China’s outbound investment surged 29 per cent to a record $77.2 billion last year while inbound spending dropped 3.7 per cent to $111.7 billion, commerce ministry data show.
Capital inflows
Qiao said SAFE’s data release was incomplete and that a more detailed breakdown in March or April will provide a better indication of the cause of the gap.
Mark Williams, a London-based economist at Capital Economics Ltd. and a former China advisor to the UK Treasury, said recent data show increasing capital inflows, which "will be much stronger in the first half."
SAFE released the data after the close of markets in China. The benchmark Shanghai Composite Index rose 1.4 per cent to finish up 5.6 per cent for the week, the best weekly performance since October 2011.
The report showed China’s current-account surplus as a percentage of gross domestic product fell to 2.6 per cent in 2012 from 2.8 per cent in 2011 and 10.1 per cent in 2007.
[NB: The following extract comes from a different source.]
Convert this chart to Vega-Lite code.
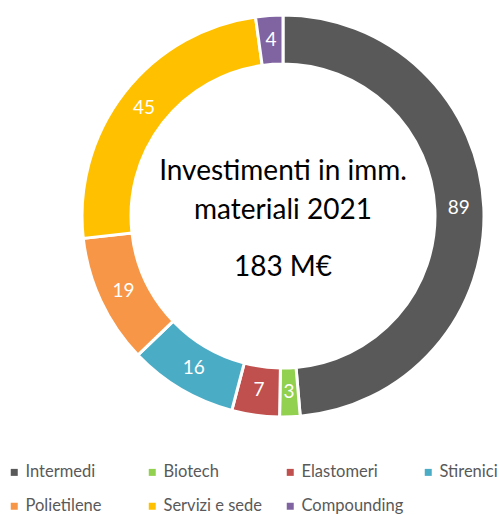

The IMF last year cut its estimate for the current-account- to-GDP surplus over the medium term to 4 per cent to 4.5 per cent from around 7.5 per cent, according to a report released in April.
The excess may decline to about 2 per cent of GDP this year while the capital-account deficit may narrow or swing to a surplus as investors’ increasing willingness to take on more risk drives liquidity to emerging markets including China, Ding Shuang, a senior China economist with Citigroup Inc, said yesterday.
Citigroup estimates the yuan will appreciate to about 6.1 per dollar by the end of this year. The currency fell 0.13 percent yesterday to 6.2270 per dollar in Shanghai.